Spamdexing has been around for some time, and, as search engine use increases, spamdexing techniques are likely to be used more often in the future. The victims of spamdexing can invoke rules prohibiting misleading advertising and/or unfair trade practices.
Spamdexing techniques are usually used by website developers or SEO companies, paid by website owners to improve the search results of their websites. Although these companies are mostly legitimately adding value, I would advise website owners to arm themselves contractually against over-assiduous SEO companies that exceed what is generally accepted in the sector. The consequences of blacklisting by search engines can be far-reaching: from one day to the next a web page disappears from the search results of one or more search engines.

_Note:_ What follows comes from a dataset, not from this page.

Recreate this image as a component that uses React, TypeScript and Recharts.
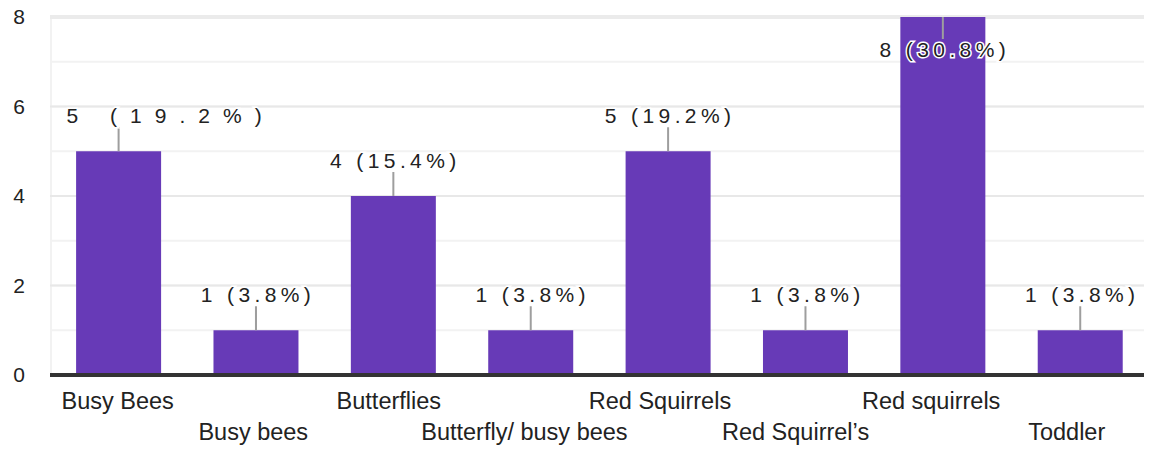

It is therefore recommended to stipulate in a contract with SEO companies that spamdexing is not to be used, that the SEO company has to abide by the rules of the search engine owners and that the party hiring the SEO company cannot be held liable for claims for damages resulting from spamdexing.
In conclusion, I would stress that not all SEO activities and techniques are illegitimate. We must take care not to throw out the baby with the bathwater. SEO is not a de facto illegitimate activity; indeed most search engines offer hints on how to improve web page indexation. It is only when an SEO company resorts to spamdexing techniques in a deceptive and abusive way, without any technical reason, with the intention of manipulating search results, that its behaviour can be considered illegitimate.